Early in my short disc golf experience, I was horrible at putting. My confidence was best from 15 feet and closer. Though I had several memorable putts longer than 50 feet go in, I would not have even considered myself a decent putter. This deficiency contributed to many of my high scores, among others coexistent in my game at that time.
I was constantly in search of how to improve my disc golf game. Finding the Disc Golf Answer Man podcast allowed me to hear the concerns of other disc golfers had with their own skills. One word was repeated often, well two, but they are closely related. Eric “Emac” McCabe and Bobby “CDSB” Brown fielded a question each podcast that had the same answer. People wanted to know how to get more distance from their drive. Their answer : Fieldwork.
Their answer also included the fact that if you don’t practice something, you cannot expect to get better at it. This truth relates directly to putting in disc golf. I knew it well as a novice disc golfer. At club minis, my score was usually well above that of the rest of the field, even those who weren’t great players themselves.
The Practice Basket
The company I work for has its administration offices just two and a half miles from three disc golf courses. There is one practice basket near the first tee of Veteran’s Park DGC. Thunderchief is an open course winding around fishing ponds in the park. Its baskets are all in open spaces where you can practice putting on them easily. My hometown course, Tallahatchie Trails DGC, has a practice basket as well, but it is harder to make it there as often due to family responsibilities.

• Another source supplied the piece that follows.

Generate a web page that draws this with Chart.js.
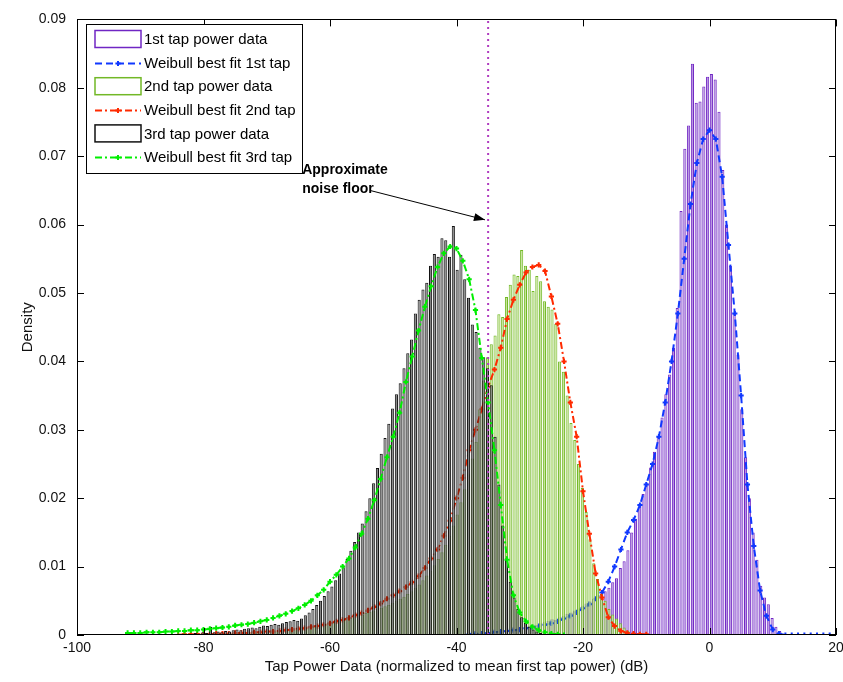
<!DOCTYPE html>
<html><head><meta charset="utf-8">
<script src="https://cdn.jsdelivr.net/npm/chart.js@4.4.0/dist/chart.umd.min.js"></script>
<style>html,body{margin:0;padding:0;background:#fff;overflow:hidden}</style>
</head><body>
<canvas id="c" width="843" height="682"></canvas>
<script>
// ---------------- DATA ----------------
const binWidth = 0.6;            // dB, histogram bin width
const tap1Start = -37.5;         // centre of first bin (dB)
const tap1Hist = [
 0.0002,0.0001,0.0003,0.0002,0.0004,0.0003,0.0005,0.0006,0.0005,0.0007,
 0.0008,0.0009,0.0008,0.0011,0.0012,0.0013,0.0015,0.0014,0.0017,0.0019,
 0.0021,0.0023,0.0022,0.0026,0.0028,0.0031,0.0033,0.0036,0.0039,0.0042,
 0.0046,0.0049,0.0053,0.0057,0.0060,0.0064,0.0069,0.0077,0.0083,0.0098,
 0.0108,0.0124,0.0150,0.0170,0.0188,0.0206,0.0222,0.0245,0.0268,0.0290,
 0.0318,0.0352,0.0381,0.0420,0.0478,0.0620,0.0711,0.0745,0.0835,0.0778,
 0.0780,0.0802,0.0816,0.0820,0.0812,0.0765,0.0680,0.0600,0.0540,0.0470,
 0.0410,0.0330,0.0260,0.0200,0.0150,0.0110,0.0072,0.0055,0.0045,0.0025,
 0.0012,0.0006,0.0002];
const tap2Start = -84.3;
const tap2Hist = [
 0,0,0.0001,0,0.0001,0.0001,0.0001,0.0001,0.0002,0.0001,
 0.0002,0.0002,0.0002,0.0003,0.0002,0.0003,0.0003,0.0003,0.0004,0.0003,
 0.0004,0.0003,0.0004,0.0004,0.0005,0.0005,0.0005,0.0006,0.0006,0.0007,
 0.0007,0.0008,0.0008,0.0009,0.0010,0.0011,0.0012,0.0013,0.0014,0.0016,
 0.0017,0.0018,0.0019,0.0020,0.0022,0.0023,0.0025,0.0026,0.0028,0.0030,
 0.0032,0.0034,0.0036,0.0038,0.0040,0.0042,0.0044,0.0047,0.0050,0.0053,
 0.0056,0.0060,0.0064,0.0069,0.0074,0.0080,0.0087,0.0094,0.0102,0.0111,
 0.0121,0.0132,0.0145,0.0160,0.0176,0.0194,0.0213,0.0235,0.0258,0.0282,
 0.0330,0.0372,0.0406,0.0425,0.0438,0.0469,0.0465,0.0494,0.0512,0.0527,
 0.0525,0.0563,0.0540,0.0534,0.0503,0.0525,0.0517,0.0488,0.0480,0.0476,
 0.0455,0.0400,0.0385,0.0350,0.0310,0.0285,0.0250,0.0215,0.0180,0.0140,
 0.0105,0.0082,0.0060,0.0050,0.0038,0.0030,0.0024,0.0017,0.0011,0.0006,
 0.0002];
const tap3Start = -84.3;
const tap3Hist = [
 0.0001,0,0.0002,0.0001,0.0002,0.0003,0.0002,0.0004,0.0003,0.0012,
 0.0004,0.0005,0.0004,0.0006,0.0005,0.0007,0.0008,0.0007,0.0009,0.0010,
 0.0011,0.0010,0.0012,0.0014,0.0013,0.0015,0.0016,0.0015,0.0017,0.0019,
 0.0020,0.0022,0.0021,0.0024,0.0029,0.0033,0.0038,0.0044,0.0050,0.0057,
 0.0064,0.0071,0.0080,0.0090,0.0099,0.0111,0.0123,0.0136,0.0150,0.0163,
 0.0181,0.0200,0.0222,0.0244,0.0265,0.0288,0.0309,0.0331,0.0352,0.0368,
 0.0390,0.0412,0.0432,0.0470,0.0490,0.0505,0.0515,0.0540,0.0557,0.0553,
 0.0580,0.0577,0.0553,0.0598,0.0534,0.0556,0.0520,0.0493,0.0454,0.0443,
 0.0420,0.0406,0.0390,0.0365,0.0290,0.0220,0.0160,0.0112,0.0078,0.0055,
 0.0038,0.0026,0.0018,0.0012,0.0008,0.0005,0.0003,0.0002,0.0001];

const fitStep = 1;               // dB between fitted-curve samples
const fit1Start = -38;
const fit1 = [
 0.0001,0.0002,0.0002,0.0003,0.0004,0.0005,0.0006,0.0007,0.0008,0.0010,
 0.0011,0.0013,0.0015,0.0017,0.0020,0.0024,0.0028,0.0033,0.0039,0.0045,
 0.0053,0.0062,0.0078,0.0100,0.0125,0.0150,0.0168,0.0190,0.0220,0.0250,
 0.0290,0.0340,0.0400,0.0470,0.0550,0.0630,0.0690,0.0725,0.0738,0.0725,
 0.0670,0.0570,0.0470,0.0350,0.0220,0.0130,0.0065,0.0028,0.0008,0.0002,
 0,0,0,0,0,0,0,0];
const fit2Start = -84;
const fit2 = [
 0,0.0001,0.0001,0.0001,0.0001,0.0001,0.0002,0.0002,0.0002,0.0003,
 0.0003,0.0003,0.0004,0.0004,0.0005,0.0005,0.0006,0.0007,0.0008,0.0009,
 0.0010,0.0012,0.0013,0.0015,0.0017,0.0020,0.0022,0.0025,0.0029,0.0032,
 0.0036,0.0041,0.0046,0.0053,0.0058,0.0064,0.0070,0.0077,0.0086,0.0098,
 0.0112,0.0125,0.0145,0.0167,0.0200,0.0230,0.0270,0.0300,0.0330,0.0363,
 0.0388,0.0420,0.0462,0.0490,0.0512,0.0530,0.0538,0.0541,0.0532,0.0495,
 0.0455,0.0400,0.0340,0.0290,0.0210,0.0148,0.0090,0.0055,0.0026,0.0013,
 0.0006,0.0003,0.0002,0.0001,0.0001];
const fit3Start = -92;
const fit3 = [
 0.0003,0.0003,0.0003,0.0004,0.0004,0.0004,0.0005,0.0005,0.0006,0.0006,
 0.0007,0.0007,0.0008,0.0009,0.0010,0.0011,0.0012,0.0014,0.0015,0.0016,
 0.0018,0.0020,0.0022,0.0025,0.0028,0.0031,0.0035,0.0039,0.0044,0.0050,
 0.0058,0.0066,0.0078,0.0088,0.0100,0.0112,0.0128,0.0148,0.0170,0.0197,
 0.0228,0.0260,0.0290,0.0325,0.0370,0.0407,0.0445,0.0480,0.0510,0.0538,
 0.0558,0.0568,0.0565,0.0547,0.0520,0.0475,0.0405,0.0340,0.0270,0.0190,
 0.0110,0.0058,0.0033,0.0020,0.0012,0.0007,0.0004,0.0002,0.0001,0];

const noiseFloor = -35;          // dB
const xTicks = [-100,-80,-60,-40,-20,0,20];
const yTicks = [0,0.01,0.02,0.03,0.04,0.05,0.06,0.07,0.08,0.09];
const seriesLabels = ['1st tap power data','Weibull best fit 1st tap','2nd tap power data',
                      'Weibull best fit 2nd tap','3rd tap power data','Weibull best fit 3rd tap'];
const annotationLines = ['Approximate','noise floor'];
const xTitle = 'Tap Power Data (normalized to mean first tap power) (dB)';
const yTitle = 'Density';

// ---------------- helpers ----------------
const toPts = (start, step, arr) => arr.map((v, i) => ({x: +(start + i*step).toFixed(2), y: v}));

const FONT = '"Liberation Sans", Arial, sans-serif';
const C = {
  p1Face:'#b893e2', p1Edge:'#7026c4', fit1:'#1038ff',
  p2Face:'#c6e59a', p2Edge:'#72b826', fit2:'#ff2a00',
  p3Face:'#858585', p3Edge:'#111111', fit3:'#00ee00',
  noise:'#b03cc0'
};

const barCommon = {type:'bar', grouped:false, barPercentage:0.82, categoryPercentage:1,
                   borderWidth:1, borderSkipped:'start'};
const lineCommon = {type:'line', borderWidth:2, pointStyle:'cross', pointRadius:2.6,
                    pointBorderWidth:2, tension:0, fill:false};

const datasets = [
  {...barCommon, label:seriesLabels[0], data:toPts(tap1Start, binWidth, tap1Hist),
   backgroundColor:C.p1Face, borderColor:C.p1Edge, order:6},
  {...lineCommon, label:seriesLabels[1], data:toPts(fit1Start, fitStep, fit1),
   borderColor:C.fit1, pointBorderColor:C.fit1, borderDash:[7,4], order:5},
  {...barCommon, label:seriesLabels[2], data:toPts(tap2Start, binWidth, tap2Hist),
   backgroundColor:C.p2Face, borderColor:C.p2Edge, order:4},
  {...lineCommon, label:seriesLabels[3], data:toPts(fit2Start, fitStep, fit2),
   borderColor:C.fit2, pointBorderColor:C.fit2, borderDash:[7,3,2,3], order:3},
  {...barCommon, label:seriesLabels[4], data:toPts(tap3Start, binWidth, tap3Hist),
   backgroundColor:C.p3Face, borderColor:C.p3Edge, order:2},
  {...lineCommon, label:seriesLabels[5], data:toPts(fit3Start, fitStep, fit3),
   borderColor:C.fit3, pointBorderColor:C.fit3, borderDash:[7,3,2,3], order:1},
  {type:'line', label:'noise floor', data:[{x:noiseFloor, y:yTicks[0]}, {x:noiseFloor, y:yTicks[yTicks.length-1]}],
   borderColor:C.noise, borderWidth:2, borderDash:[2,4], pointRadius:0, order:0}
];

// legend rows (pixel layout only)
const LEG = {left:86, top:24, right:302, bottom:173, rowY0:39, rowDy:23.6, swL:95, swR:141, textX:144};

function drawMarker(ctx, x, y, color) {
  ctx.save(); ctx.strokeStyle = color; ctx.lineWidth = 2; ctx.setLineDash([]);
  ctx.beginPath(); ctx.moveTo(x-2.6, y); ctx.lineTo(x+2.6, y); ctx.moveTo(x, y-2.6); ctx.lineTo(x, y+2.6); ctx.stroke();
  ctx.restore();
}

const matlabAxes = {
  id:'matlabAxes',
  afterDraw(chart) {
    const {ctx, chartArea:a, scales:{x, y}} = chart;
    ctx.save();
    // box
    ctx.strokeStyle = '#000'; ctx.lineWidth = 1; ctx.setLineDash([]);
    ctx.strokeRect(Math.round(a.left)+0.5, Math.round(a.top)+0.5, Math.round(a.right-a.left)-1, Math.round(a.bottom-a.top)-1);
    // inward ticks
    const L = 7;
    ctx.beginPath();
    y.ticks.forEach(t => {
      const py = Math.round(y.getPixelForValue(t.value)) + 0.5;
      ctx.moveTo(a.left, py); ctx.lineTo(a.left + L, py);
      ctx.moveTo(a.right, py); ctx.lineTo(a.right - L, py);
    });
    x.ticks.forEach(t => {
      const px = Math.round(x.getPixelForValue(t.value)) + 0.5;
      ctx.moveTo(px, a.bottom); ctx.lineTo(px, a.bottom - L);
      ctx.moveTo(px, a.top); ctx.lineTo(px, a.top + L);
    });
    ctx.stroke();

    // legend
    ctx.fillStyle = '#fff';
    ctx.fillRect(LEG.left, LEG.top, LEG.right-LEG.left, LEG.bottom-LEG.top);
    ctx.strokeStyle = '#000'; ctx.lineWidth = 1;
    ctx.strokeRect(LEG.left+0.5, LEG.top+0.5, LEG.right-LEG.left, LEG.bottom-LEG.top);
    ctx.font = '15px ' + FONT; ctx.textBaseline = 'middle'; ctx.textAlign = 'left';
    seriesLabels.forEach((lab, i) => {
      const ds = chart.data.datasets[i];
      const yy = LEG.rowY0 + i*LEG.rowDy;
      if (ds.type === 'bar') {
        ctx.fillStyle = '#fff'; ctx.strokeStyle = ds.borderColor; ctx.lineWidth = 1.5; ctx.setLineDash([]);
        ctx.fillRect(LEG.swL, yy-8.5, LEG.swR-LEG.swL, 17);
        ctx.strokeRect(LEG.swL, yy-8.5, LEG.swR-LEG.swL, 17);
      } else {
        ctx.strokeStyle = ds.borderColor; ctx.lineWidth = 2; ctx.setLineDash(ds.borderDash);
        ctx.beginPath(); ctx.moveTo(LEG.swL, Math.round(yy)+0.5); ctx.lineTo(LEG.swR, Math.round(yy)+0.5); ctx.stroke();
        ctx.setLineDash([]);
        drawMarker(ctx, (LEG.swL+LEG.swR)/2, Math.round(yy)+0.5, ds.borderColor);
      }
      ctx.fillStyle = '#000';
      ctx.fillText(lab, LEG.textX, yy+1);
    });

    // annotation (data coordinates -> pixels via scales)
    const tx = x.getPixelForValue(-64.4), ty = y.getPixelForValue(0.0679);
    ctx.font = 'bold 14px ' + FONT; ctx.fillStyle = '#000'; ctx.textBaseline = 'middle';
    ctx.fillText(annotationLines[0], tx, ty);
    ctx.fillText(annotationLines[1], tx, ty + 19);
    const ax0 = x.getPixelForValue(-53.7), ay0 = y.getPixelForValue(0.0650);
    const ax1 = x.getPixelForValue(-35.5), ay1 = y.getPixelForValue(0.0607);
    ctx.strokeStyle = '#000'; ctx.lineWidth = 1;
    ctx.beginPath(); ctx.moveTo(ax0, ay0); ctx.lineTo(ax1, ay1); ctx.stroke();
    const ang = Math.atan2(ay1-ay0, ax1-ax0), hl = 11, hw = 4;
    ctx.beginPath();
    ctx.moveTo(ax1, ay1);
    ctx.lineTo(ax1 - hl*Math.cos(ang) + hw*Math.sin(ang), ay1 - hl*Math.sin(ang) - hw*Math.cos(ang));
    ctx.lineTo(ax1 - hl*Math.cos(ang) - hw*Math.sin(ang), ay1 - hl*Math.sin(ang) + hw*Math.cos(ang));
    ctx.closePath(); ctx.fillStyle = '#000'; ctx.fill();
    ctx.restore();
  }
};

new Chart(document.getElementById('c'), {
  data: {datasets},
  options: {
    responsive:false, animation:false, devicePixelRatio:1, events:[],
    layout:{padding:{top:15, right:0, left:0, bottom:0}},
    plugins:{legend:{display:false}, tooltip:{enabled:false}},
    scales:{
      x:{type:'linear', min:-100, max:20, offset:false,
         afterBuildTicks:s => { s.ticks = xTicks.map(v => ({value:v})); },
         afterFit:s => { s.height = 47; s.paddingRight = 7; s.paddingLeft = 0; },
         grid:{display:false, drawTicks:false}, border:{display:false},
         ticks:{color:'#111', font:{family:FONT, size:14}, padding:5, maxRotation:0, autoSkip:false,
                callback:v => String(v)},
         title:{display:true, text:xTitle, color:'#111', font:{family:FONT, size:15}, padding:{top:0, bottom:6}}},
      y:{type:'linear', min:0, max:0.09,
         afterBuildTicks:s => { s.ticks = yTicks.map(v => ({value:v})); },
         afterFit:s => { s.width = 77; },
         grid:{display:false, drawTicks:false}, border:{display:false},
         ticks:{color:'#111', font:{family:FONT, size:14}, padding:11, autoSkip:false,
                callback:v => v === 0 ? '0' : v.toFixed(2)},
         title:{display:true, text:yTitle, color:'#111', font:{family:FONT, size:15}, padding:{top:19, bottom:0}}}
    }
  },
  plugins:[matlabAxes]
});
</script>
</body></html>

Honestly, practice never really made it very high on my list of important things to do during my first year of disc golf. It got slightly more important starting in year two, but did not make the top ten until I signed up for my first tournament. I had seen a putting challenge in the winter of 2014 called 100 putts in 100 days, where you basically put in at least 100 practice putts a day for 100 days. Simple concept. I created my own challenge since I was so close to a practice basket when at work.
It is very simple. On my lunch hour, I would go to the practice basket, grab a stack of putters, and get in 100 practice putts. I started this approximately a month and a half before playing in that tournament. I had enough putters that I could take a stack of ten to the practice basket.
Over the course of that month and a half, I made nearly two thousand putting attempts. I varied my distances from ten to thirty feet. I even borrowed heavily from the guys over at Disc Golf Putt Heads. They published an awesome post containing several putting games that you can use for improving your putting skills. I used a variation on the solo ladder and the gauntlet games the most.
The solo ladder game I changed the distances used. I started from five steps from the basket, and after each made putt, I took a step backwards. For the gauntlet, I would sometimes randomly place the putters on the ground and sometimes set them in a straight line. I would not go as fast as possible since I was usually wearing dress clothes. The ladder game was the most challenging as I was not used to putting successfully from longer distances.
Flipping the Switch
Something happened during all that practice. I was suddenly hitting my putts at any distance. While not one hundred percent, minus any strong wind, chains and basket were rattling. That first tournament was coming up fast and my putting confidence had soaring.
When that tournament came around, I had never played the course until the day before. I got in a partial round from the long tees with a few guys from my local club who were playing the tourney as well. The tournament day came, and the novice division I played in put in two rounds from the short tees. All of that putting practice paid off at the tournament.
While the first round was a poor seven over par, it was not the result of poor putting. Those pesky trees hurt me more than anything. The second round was a different story. While my driving was still not the best, my putting more than made up for it, helping me card my first ever under par round at 1 under for the round.
Since that tournament on October 17th, I had not played a single hole of disc golf until November 13th. On a rare day off from my new job, I went to my local course for a round. The first two holes were played solo, and I joined a threesome ahead of me on the third hole.
I ended up only being four over when we got to the 17th hole. This was due to some good putting helping me par a hole when it could have easily been a lot worse. High winds on the last two holes forced some mistakes, and I ended up seven over for the round. A personal best at my local course.
All of those practice putts made a significant impact on my game. No longer do I fear the aftermath of an attempted putt. Now my efforts shall shift to getting more consistent off the tee. I’m still working on those forehand rollers.